INSTRUCTIONS FOR THE TASK = Emit a verbatim copy of the lines below from the line with "Give me the matplotlib source for this chart." through the line with "env_ly = [0.344, 0.411, 0.233, -0.147, -0.435]", excluding pictures and everything outside that range.

SUPPLIED DATA =
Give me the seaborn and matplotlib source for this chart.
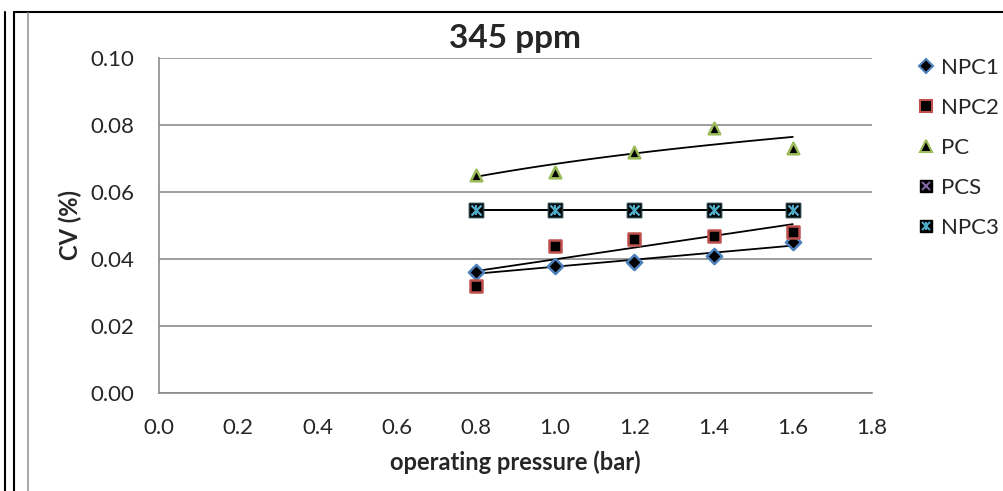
import numpy as np
import pandas as pd
import matplotlib
matplotlib.use('Agg')
import matplotlib.pyplot as plt
from matplotlib.lines import Line2D
from matplotlib.legend_handler import HandlerTuple
import seaborn as sns

# values
pressure = [0.8, 1.0, 1.2, 1.4, 1.6]
npc1 = [0.036, 0.038, 0.039, 0.041, 0.045]
npc2 = [0.032, 0.044, 0.046, 0.047, 0.048]
pc = [0.065, 0.066, 0.072, 0.079, 0.073]
pcs = [0.0545, 0.0545, 0.0545, 0.0545, 0.0545]
npc3 = [0.0545, 0.0545, 0.0545, 0.0545, 0.0545]
series_names = ['NPC1', 'NPC2', 'PC', 'PCS', 'NPC3']
x_ticks = [0.0, 0.2, 0.4, 0.6, 0.8, 1.0, 1.2, 1.4, 1.6, 1.8]
y_ticks = [0.00, 0.02, 0.04, 0.06, 0.08, 0.10]

df = pd.DataFrame({'pressure': pressure * 5,
                   'cv': npc1 + npc2 + pc + pcs + npc3,
                   'series': [s for s in series_names for _ in pressure]})

sns.set_style('white')
plt.rcParams['font.family'] = ['Lato', 'DejaVu Sans']

fig = plt.figure(figsize=(10.04, 4.91), dpi=100)
ax = fig.add_axes([159 / 1004, 1 - 393 / 491, (872 - 159) / 1004, (393 - 58) / 491])

# trendlines (linear, log for PC)
xs = np.array(pressure)
for name, vals in zip(series_names, [npc1, npc2, pc, pcs, npc3]):
    if name == 'PC':
        k = np.polyfit(np.log(xs), vals, 1)
        xf = np.linspace(0.8, 1.6, 50)
        sns.lineplot(x=xf, y=k[0] * np.log(xf) + k[1], ax=ax, color='black', lw=1.3)
    else:
        k = np.polyfit(xs, vals, 1)
        sns.lineplot(x=xs, y=np.polyval(k, xs), ax=ax, color='black', lw=1.3)

edge = {'NPC1': '#4F81BD', 'NPC2': '#C0504D', 'PC': '#9BBB59', 'PCS': '#8064A2', 'NPC3': '#4BACC6'}
mk = {'NPC1': 'D', 'NPC2': 's', 'PC': '^'}
for name in ['NPC1', 'NPC2', 'PC']:
    d = df[df.series == name]
    sns.scatterplot(data=d, x='pressure', y='cv', ax=ax, marker=mk[name], s=70 if name != 'NPC1' else 60,
                    color='black', edgecolor=edge[name], linewidth=1.8, zorder=4)
for name in ['PCS', 'NPC3']:
    d = df[df.series == name]
    sns.scatterplot(data=d, x='pressure', y='cv', ax=ax, marker='s', s=90, color='black',
                    edgecolor='#1f3a40', linewidth=1, zorder=5)
    sns.scatterplot(data=d, x='pressure', y='cv', ax=ax, marker='x', s=50, color=edge[name], linewidth=1.5, zorder=6)
    if name == 'NPC3':
        sns.scatterplot(data=d, x='pressure', y='cv', ax=ax, marker='|', s=50, color=edge[name], linewidth=1.5, zorder=6)

ax.set_xlim(0, 1.8)
ax.set_ylim(0, 0.10)
ax.set_xticks(x_ticks)
ax.set_xticklabels([f'{v:.1f}' for v in x_ticks])
ax.set_yticks(y_ticks)
ax.set_yticklabels([f'{v:.2f}' for v in y_ticks])
ax.tick_params(labelsize=16, length=0)
ax.tick_params(axis='y', pad=18)
ax.tick_params(axis='x', pad=18)
ax.grid(axis='y', color='#8c8c8c', lw=1.2)
ax.grid(axis='x', visible=False)
for s in ['top', 'right']:
    ax.spines[s].set_visible(False)
for s in ['left', 'bottom']:
    ax.spines[s].set_color('#8c8c8c')
    ax.spines[s].set_linewidth(1.2)

ax.set_title('345 ppm', fontsize=24, fontweight='bold', pad=7)
ax.set_xlabel('operating pressure (bar)', fontsize=17, fontweight='bold', labelpad=9)
ax.set_ylabel('CV (%)', fontsize=17, fontweight='bold', labelpad=6)

# legend
handles = [
    Line2D([], [], ls='', marker='D', ms=7, mfc='black', mec=edge['NPC1'], mew=1.5),
    Line2D([], [], ls='', marker='s', ms=8, mfc='black', mec=edge['NPC2'], mew=1.5),
    Line2D([], [], ls='', marker='^', ms=8, mfc='black', mec=edge['PC'], mew=1.5),
    (Line2D([], [], ls='', marker='s', ms=8, mfc='black', mec='black'),
     Line2D([], [], ls='', marker='x', ms=6, mec=edge['PCS'], mew=1.5)),
    (Line2D([], [], ls='', marker='s', ms=8, mfc='black', mec='black'),
     Line2D([], [], ls='', marker='x', ms=6, mec=edge['NPC3'], mew=1.5),
     Line2D([], [], ls='', marker='|', ms=6, mec=edge['NPC3'], mew=1.5)),
]
fig.legend(handles, series_names, loc='upper left', bbox_to_anchor=(897 / 1004, 1 - 38 / 491),
           frameon=False, fontsize=16, labelspacing=0.9, handlelength=0.8, handletextpad=0.3,
           handler_map={tuple: HandlerTuple(ndivide=1, pad=0)})

# outer frames
fig.add_artist(Line2D([5 / 1004, 5 / 1004], [0, 1 - 12 / 491], color='black', lw=1.5))
fig.add_artist(Line2D([14 / 1004, 14 / 1004], [0, 1 - 12 / 491], color='black', lw=1.5))
fig.add_artist(Line2D([14 / 1004, 1], [1 - 12 / 491, 1 - 12 / 491], color='black', lw=1.5))
fig.add_artist(Line2D([28 / 1004, 28 / 1004], [0, 1 - 13 / 491], color='#999999', lw=1.2))

fig.savefig('out.png', dpi=100)
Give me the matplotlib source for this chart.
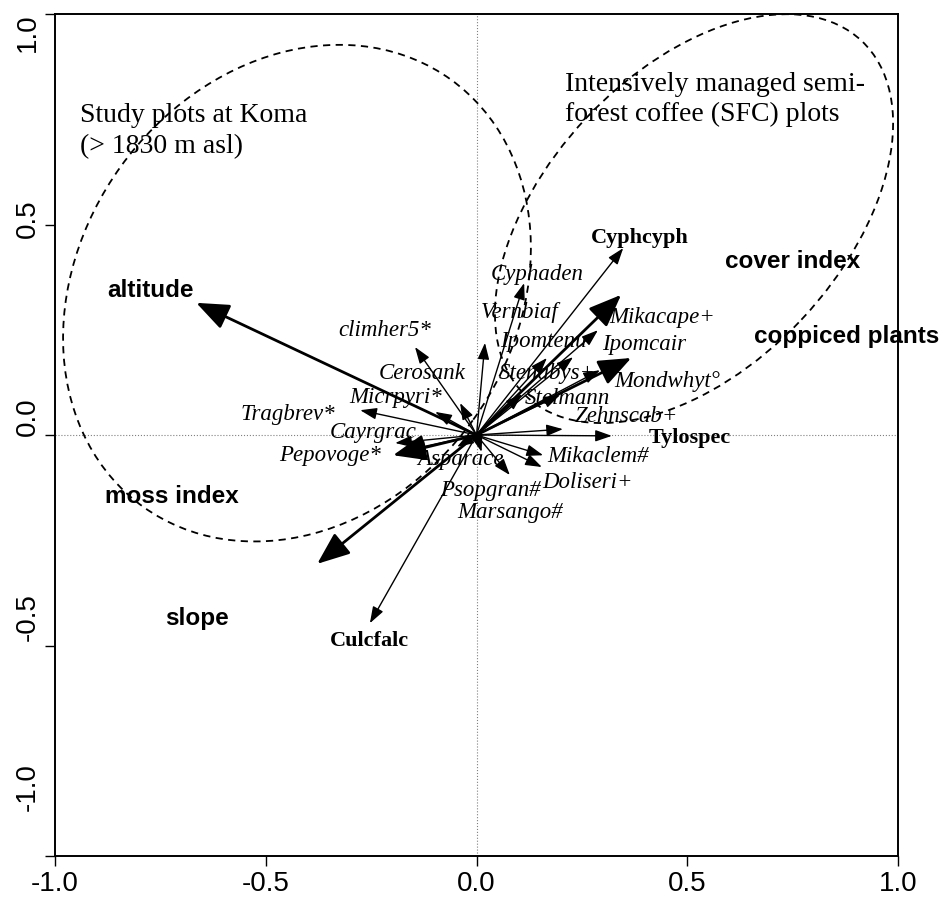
import matplotlib
matplotlib.use("Agg")
import matplotlib.pyplot as plt
from matplotlib.patches import Ellipse
from matplotlib.transforms import ScaledTranslation

# environmental variables: arrow tips and label positions
env_names = ["altitude", "cover index", "coppiced plants", "moss index", "slope"]
env_x = [-0.665, 0.343, 0.367, -0.198, -0.378]
env_y = [0.314, 0.333, 0.183, -0.048, -0.306]
env_lx = [-0.774, 0.751, 0.879, -0.722, -0.663]
env_ly = [0.344, 0.411, 0.233, -0.147, -0.435]

# species: arrow tips, label positions, bold flag
sp_names = ["Cyphcyph", "Cyphaden", "Vernbiaf", "Ipomtenu", "Stenabys+", "Stelmann",
            "Mikacape+", "Ipomcair", "Mondwhyt°", "Zehnscab+", "Tylospec", "Mikaclem#",
            "Doliseri+", "Marsango#", "Psopgran#", "Asparace", "Culcfalc", "climher5*",
            "Cerosank", "Micrpyri*", "Tragbrev*", "Cayrgrac", "Pepovoge*"]
sp_x = [0.348, 0.113, 0.020, 0.167, 0.229, 0.108, 0.288, 0.293, 0.198, 0.205, 0.321, 0.158,
        0.155, 0.079, 0.012, -0.046, -0.253, -0.146, -0.039, -0.098, -0.276, -0.193, -0.160]
sp_y = [0.444, 0.361, 0.219, 0.183, 0.185, 0.097, 0.249, 0.154, 0.095, 0.014, -0.002, -0.048,
        -0.076, -0.095, -0.040, -0.028, -0.447, 0.209, 0.076, 0.055, 0.059, -0.019, -0.035]
sp_lx = [0.388, 0.144, 0.103, 0.158, 0.167, 0.215, 0.440, 0.397, 0.452, 0.355, 0.507, 0.288,
         0.262, 0.079, 0.032, -0.039, -0.253, -0.217, -0.129, -0.193, -0.447, -0.245, -0.347]
sp_ly = [0.468, 0.382, 0.290, 0.221, 0.147, 0.086, 0.280, 0.214, 0.126, 0.043, -0.007, -0.052,
         -0.112, -0.185, -0.131, -0.059, -0.489, 0.249, 0.147, 0.090, 0.048, 0.007, -0.048]
sp_bold = ["Cyphcyph", "Tylospec", "Culcfalc"]

ticks = [-1.0, -0.5, 0.0, 0.5, 1.0]
tick_labels = ["-1.0", "-0.5", "0.0", "0.5", "1.0"]

fig = plt.figure(figsize=(9.44, 8.99), dpi=100)
ax = fig.add_axes([0.0583, 0.0478, 0.8930, 0.9366])
ax.set_xlim(-1, 1)
ax.set_ylim(-1, 1)

ax.axhline(0, color="gray", lw=0.8, ls=":", zorder=0)
ax.axvline(0, color="gray", lw=0.8, ls=":", zorder=0)

# group ellipses
ax.add_patch(Ellipse((-0.426, 0.337), 1.25, 1.03, angle=54.3, fill=False,
                     ls=(0, (4, 3)), lw=1.3, color="black"))
ax.add_patch(Ellipse((0.516, 0.514), 1.16, 0.70, angle=46.7, fill=False,
                     ls=(0, (4, 3)), lw=1.3, color="black"))

ax.text(-0.941, 0.722, "Study plots at Koma\n(> 1830 m asl)", family="Liberation Serif",
        fontsize=20, ha="left", va="center", linespacing=1.35)
ax.text(0.210, 0.797, "Intensively managed semi-\nforest coffee (SFC) plots",
        family="Liberation Serif", fontsize=20, ha="left", va="center", linespacing=1.3)

for n, x, y, lx, ly in zip(sp_names, sp_x, sp_y, sp_lx, sp_ly):
    ax.annotate("", xy=(x, y), xytext=(0, 0),
                arrowprops=dict(arrowstyle="-|>,head_length=1.0,head_width=0.35",
                                lw=1.0, color="black", shrinkA=0, shrinkB=0))
    if n in sp_bold:
        ax.text(lx, ly, n, family="Liberation Serif", fontweight="bold", fontsize=16,
                ha="center", va="center")
    else:
        ax.text(lx, ly, n, family="Liberation Serif", style="italic", fontsize=16.5,
                ha="center", va="center")

for n, x, y, lx, ly in zip(env_names, env_x, env_y, env_lx, env_ly):
    ax.annotate("", xy=(x, y), xytext=(0, 0),
                arrowprops=dict(arrowstyle="-|>,head_length=1.0,head_width=0.4",
                                lw=2.0, color="black", shrinkA=0, shrinkB=0,
                                mutation_scale=20))
    ax.text(lx, ly, n, family="Liberation Sans", fontweight="bold", fontsize=17.5,
            ha="center", va="center", clip_on=False)

ax.set_xticks(ticks)
ax.set_yticks(ticks)
ax.set_xticklabels(tick_labels, family="Liberation Sans", fontsize=20)
ax.set_yticklabels(tick_labels, family="Liberation Sans", fontsize=20,
                   rotation=90, va="center")
ax.tick_params(direction="out", length=7, width=1)
ax.tick_params(axis="x", pad=4)
ax.tick_params(axis="y", pad=3)
for s in ax.spines.values():
    s.set_linewidth(1.4)

# y labels in the original sit slightly off their ticks (pixel shifts, + = up)
y_shift = [69, 28, 18, 6, -19]
for lab, d in zip(ax.get_yticklabels(), y_shift):
    lab.set_transform(lab.get_transform() + ScaledTranslation(0, d / 100, fig.dpi_scale_trans))

fig.savefig("out.png", dpi=100)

CORRECT RESPONSE =
Give me the matplotlib source for this chart.
import matplotlib
matplotlib.use("Agg")
import matplotlib.pyplot as plt
from matplotlib.patches import Ellipse
from matplotlib.transforms import ScaledTranslation

# environmental variables: arrow tips and label positions
env_names = ["altitude", "cover index", "coppiced plants", "moss index", "slope"]
env_x = [-0.665, 0.343, 0.367, -0.198, -0.378]
env_y = [0.314, 0.333, 0.183, -0.048, -0.306]
env_lx = [-0.774, 0.751, 0.879, -0.722, -0.663]
env_ly = [0.344, 0.411, 0.233, -0.147, -0.435]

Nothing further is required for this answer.